─── Supplied information

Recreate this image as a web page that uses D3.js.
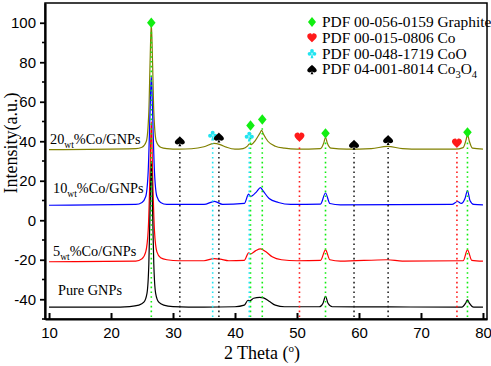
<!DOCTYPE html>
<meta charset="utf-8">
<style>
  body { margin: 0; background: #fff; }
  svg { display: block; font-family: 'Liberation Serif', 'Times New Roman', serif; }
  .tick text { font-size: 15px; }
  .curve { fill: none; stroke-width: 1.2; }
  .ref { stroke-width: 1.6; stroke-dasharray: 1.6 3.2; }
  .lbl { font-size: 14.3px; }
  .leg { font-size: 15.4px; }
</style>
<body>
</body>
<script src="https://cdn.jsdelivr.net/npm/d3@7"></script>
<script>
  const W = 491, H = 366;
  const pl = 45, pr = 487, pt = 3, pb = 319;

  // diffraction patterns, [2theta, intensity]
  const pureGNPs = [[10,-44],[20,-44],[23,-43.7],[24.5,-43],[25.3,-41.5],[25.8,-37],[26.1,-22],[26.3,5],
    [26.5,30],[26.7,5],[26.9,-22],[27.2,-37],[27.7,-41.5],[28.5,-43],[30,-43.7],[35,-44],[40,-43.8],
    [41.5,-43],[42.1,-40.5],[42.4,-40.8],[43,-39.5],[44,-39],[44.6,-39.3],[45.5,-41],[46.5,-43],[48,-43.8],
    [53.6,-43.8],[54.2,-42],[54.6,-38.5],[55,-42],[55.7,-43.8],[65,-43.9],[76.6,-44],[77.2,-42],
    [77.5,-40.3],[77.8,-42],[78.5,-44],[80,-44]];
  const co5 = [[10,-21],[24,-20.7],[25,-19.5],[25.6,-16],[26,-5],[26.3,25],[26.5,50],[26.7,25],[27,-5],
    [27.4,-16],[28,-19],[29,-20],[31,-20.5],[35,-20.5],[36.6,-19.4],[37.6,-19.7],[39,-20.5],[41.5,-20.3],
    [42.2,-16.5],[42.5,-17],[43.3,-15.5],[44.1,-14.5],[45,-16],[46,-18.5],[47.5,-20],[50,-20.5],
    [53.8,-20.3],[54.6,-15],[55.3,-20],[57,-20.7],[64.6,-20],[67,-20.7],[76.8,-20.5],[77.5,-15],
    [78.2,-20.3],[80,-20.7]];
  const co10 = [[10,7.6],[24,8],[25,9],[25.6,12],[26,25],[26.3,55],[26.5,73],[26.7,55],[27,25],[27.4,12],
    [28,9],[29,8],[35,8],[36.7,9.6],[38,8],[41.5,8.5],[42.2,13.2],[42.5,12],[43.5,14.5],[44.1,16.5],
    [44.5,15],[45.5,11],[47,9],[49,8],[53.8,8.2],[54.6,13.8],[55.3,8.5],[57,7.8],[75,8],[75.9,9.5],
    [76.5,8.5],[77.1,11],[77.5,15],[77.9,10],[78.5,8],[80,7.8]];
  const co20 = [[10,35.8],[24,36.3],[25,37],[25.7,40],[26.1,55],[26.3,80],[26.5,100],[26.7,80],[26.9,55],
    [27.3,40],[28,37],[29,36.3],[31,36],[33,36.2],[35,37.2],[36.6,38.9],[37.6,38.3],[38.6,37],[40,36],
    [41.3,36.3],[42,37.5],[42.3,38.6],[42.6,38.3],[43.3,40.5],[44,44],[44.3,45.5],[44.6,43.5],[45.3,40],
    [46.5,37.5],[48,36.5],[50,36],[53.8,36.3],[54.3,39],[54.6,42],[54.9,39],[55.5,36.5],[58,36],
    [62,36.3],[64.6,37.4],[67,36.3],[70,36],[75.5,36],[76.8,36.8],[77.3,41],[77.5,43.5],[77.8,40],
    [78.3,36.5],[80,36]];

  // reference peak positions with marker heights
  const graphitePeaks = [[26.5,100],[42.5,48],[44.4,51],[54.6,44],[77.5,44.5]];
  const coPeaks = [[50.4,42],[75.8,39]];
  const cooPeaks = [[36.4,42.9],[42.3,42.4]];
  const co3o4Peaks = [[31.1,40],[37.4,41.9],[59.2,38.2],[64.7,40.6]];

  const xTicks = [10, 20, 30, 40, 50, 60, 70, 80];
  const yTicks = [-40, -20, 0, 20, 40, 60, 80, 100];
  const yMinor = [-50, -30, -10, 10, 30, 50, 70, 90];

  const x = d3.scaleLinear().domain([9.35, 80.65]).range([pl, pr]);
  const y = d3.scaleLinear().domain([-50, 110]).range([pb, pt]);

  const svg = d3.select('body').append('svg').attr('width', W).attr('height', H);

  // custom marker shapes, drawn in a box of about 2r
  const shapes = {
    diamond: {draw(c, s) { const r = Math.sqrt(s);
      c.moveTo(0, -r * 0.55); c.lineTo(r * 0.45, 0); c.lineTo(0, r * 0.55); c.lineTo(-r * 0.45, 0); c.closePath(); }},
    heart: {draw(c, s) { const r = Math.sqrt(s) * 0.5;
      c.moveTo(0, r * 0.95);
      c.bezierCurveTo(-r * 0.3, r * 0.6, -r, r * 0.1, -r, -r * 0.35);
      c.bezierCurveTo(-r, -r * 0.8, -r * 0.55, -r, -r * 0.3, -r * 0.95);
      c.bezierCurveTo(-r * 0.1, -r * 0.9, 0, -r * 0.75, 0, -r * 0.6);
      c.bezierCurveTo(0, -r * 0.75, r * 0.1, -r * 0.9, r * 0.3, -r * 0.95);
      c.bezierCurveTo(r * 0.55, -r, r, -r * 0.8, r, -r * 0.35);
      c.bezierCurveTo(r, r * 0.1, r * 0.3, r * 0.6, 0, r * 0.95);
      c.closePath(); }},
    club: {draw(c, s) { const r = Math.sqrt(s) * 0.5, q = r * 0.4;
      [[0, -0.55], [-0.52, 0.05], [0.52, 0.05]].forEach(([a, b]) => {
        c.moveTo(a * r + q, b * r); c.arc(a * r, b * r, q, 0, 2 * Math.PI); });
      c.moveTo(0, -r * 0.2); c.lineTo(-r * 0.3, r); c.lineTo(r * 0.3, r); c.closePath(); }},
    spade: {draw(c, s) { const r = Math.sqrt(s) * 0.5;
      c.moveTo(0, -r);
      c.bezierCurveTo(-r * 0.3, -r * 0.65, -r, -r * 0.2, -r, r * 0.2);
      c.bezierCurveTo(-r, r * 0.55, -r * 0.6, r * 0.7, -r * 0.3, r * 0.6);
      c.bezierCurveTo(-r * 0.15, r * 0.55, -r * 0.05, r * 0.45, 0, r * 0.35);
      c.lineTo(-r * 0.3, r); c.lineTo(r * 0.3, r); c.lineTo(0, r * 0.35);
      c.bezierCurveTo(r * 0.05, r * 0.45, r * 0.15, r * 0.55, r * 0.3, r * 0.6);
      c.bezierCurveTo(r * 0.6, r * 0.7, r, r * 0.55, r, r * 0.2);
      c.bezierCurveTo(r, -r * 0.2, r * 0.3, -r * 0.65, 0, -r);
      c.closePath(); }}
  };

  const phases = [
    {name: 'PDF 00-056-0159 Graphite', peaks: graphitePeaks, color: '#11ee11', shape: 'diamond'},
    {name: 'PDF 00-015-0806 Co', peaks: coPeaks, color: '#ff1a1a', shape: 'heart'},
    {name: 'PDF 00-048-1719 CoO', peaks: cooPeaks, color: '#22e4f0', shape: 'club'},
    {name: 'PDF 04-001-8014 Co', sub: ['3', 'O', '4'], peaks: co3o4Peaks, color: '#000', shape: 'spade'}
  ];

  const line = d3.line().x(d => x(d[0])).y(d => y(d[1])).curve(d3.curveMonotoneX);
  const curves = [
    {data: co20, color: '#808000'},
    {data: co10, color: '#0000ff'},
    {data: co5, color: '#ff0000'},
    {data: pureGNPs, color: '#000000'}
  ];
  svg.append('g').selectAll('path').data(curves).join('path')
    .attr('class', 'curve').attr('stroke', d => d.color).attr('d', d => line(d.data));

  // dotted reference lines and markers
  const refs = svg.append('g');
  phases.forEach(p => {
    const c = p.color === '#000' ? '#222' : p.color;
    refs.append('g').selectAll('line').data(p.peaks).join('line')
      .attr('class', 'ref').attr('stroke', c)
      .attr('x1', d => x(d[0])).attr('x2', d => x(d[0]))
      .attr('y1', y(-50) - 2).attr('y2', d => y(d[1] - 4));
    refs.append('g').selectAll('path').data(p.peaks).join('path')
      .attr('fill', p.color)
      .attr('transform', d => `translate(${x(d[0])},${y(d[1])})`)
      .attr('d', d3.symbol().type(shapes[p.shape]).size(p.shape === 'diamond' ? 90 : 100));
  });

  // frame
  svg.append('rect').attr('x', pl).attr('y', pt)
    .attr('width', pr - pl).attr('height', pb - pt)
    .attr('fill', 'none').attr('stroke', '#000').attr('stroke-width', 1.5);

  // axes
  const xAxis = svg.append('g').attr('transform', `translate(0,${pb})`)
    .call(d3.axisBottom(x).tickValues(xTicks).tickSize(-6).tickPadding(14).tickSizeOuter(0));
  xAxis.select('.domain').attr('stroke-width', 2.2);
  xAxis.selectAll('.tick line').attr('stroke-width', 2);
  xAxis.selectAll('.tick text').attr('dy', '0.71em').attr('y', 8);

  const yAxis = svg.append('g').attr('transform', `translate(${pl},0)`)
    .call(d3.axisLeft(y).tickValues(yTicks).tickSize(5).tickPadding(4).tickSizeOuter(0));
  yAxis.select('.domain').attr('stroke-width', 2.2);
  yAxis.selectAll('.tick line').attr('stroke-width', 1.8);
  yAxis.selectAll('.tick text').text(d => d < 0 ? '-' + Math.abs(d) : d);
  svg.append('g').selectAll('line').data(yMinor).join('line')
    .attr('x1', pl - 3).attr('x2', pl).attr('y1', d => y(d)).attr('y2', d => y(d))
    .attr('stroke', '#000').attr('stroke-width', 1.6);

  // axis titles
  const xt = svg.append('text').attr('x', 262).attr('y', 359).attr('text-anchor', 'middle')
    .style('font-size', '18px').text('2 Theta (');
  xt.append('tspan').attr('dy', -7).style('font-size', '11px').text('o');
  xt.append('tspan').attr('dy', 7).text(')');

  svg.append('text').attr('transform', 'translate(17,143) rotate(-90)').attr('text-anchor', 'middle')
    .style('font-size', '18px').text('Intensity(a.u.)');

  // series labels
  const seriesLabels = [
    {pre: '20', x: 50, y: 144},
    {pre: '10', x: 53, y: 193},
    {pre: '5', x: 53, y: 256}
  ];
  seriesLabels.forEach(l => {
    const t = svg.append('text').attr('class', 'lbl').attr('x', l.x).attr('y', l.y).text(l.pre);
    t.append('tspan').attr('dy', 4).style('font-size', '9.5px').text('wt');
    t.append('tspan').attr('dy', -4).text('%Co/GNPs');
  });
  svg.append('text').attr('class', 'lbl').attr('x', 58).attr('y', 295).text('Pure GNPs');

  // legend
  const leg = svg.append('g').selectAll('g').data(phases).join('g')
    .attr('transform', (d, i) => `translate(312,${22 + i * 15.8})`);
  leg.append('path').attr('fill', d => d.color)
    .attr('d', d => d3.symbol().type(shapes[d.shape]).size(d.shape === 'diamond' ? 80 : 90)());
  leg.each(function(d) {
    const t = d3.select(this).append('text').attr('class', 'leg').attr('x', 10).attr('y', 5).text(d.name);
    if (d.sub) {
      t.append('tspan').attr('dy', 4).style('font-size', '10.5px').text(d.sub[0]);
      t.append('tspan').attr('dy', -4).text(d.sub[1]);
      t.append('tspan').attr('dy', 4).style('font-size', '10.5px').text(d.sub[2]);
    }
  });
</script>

──────

Task objective »
Skip the pictures, please, and transcribe only the lines from the beginning of the material through the one that contains "const pl = 45, pr = 487, pt = 3, pb = 319;".

Answer »
Recreate this image as a web page that uses D3.js.
<!DOCTYPE html>
<meta charset="utf-8">
<style>
  body { margin: 0; background: #fff; }
  svg { display: block; font-family: 'Liberation Serif', 'Times New Roman', serif; }
  .tick text { font-size: 15px; }
  .curve { fill: none; stroke-width: 1.2; }
  .ref { stroke-width: 1.6; stroke-dasharray: 1.6 3.2; }
  .lbl { font-size: 14.3px; }
  .leg { font-size: 15.4px; }
</style>
<body>
</body>
<script src="https://cdn.jsdelivr.net/npm/d3@7"></script>
<script>
  const W = 491, H = 366;
  const pl = 45, pr = 487, pt = 3, pb = 319;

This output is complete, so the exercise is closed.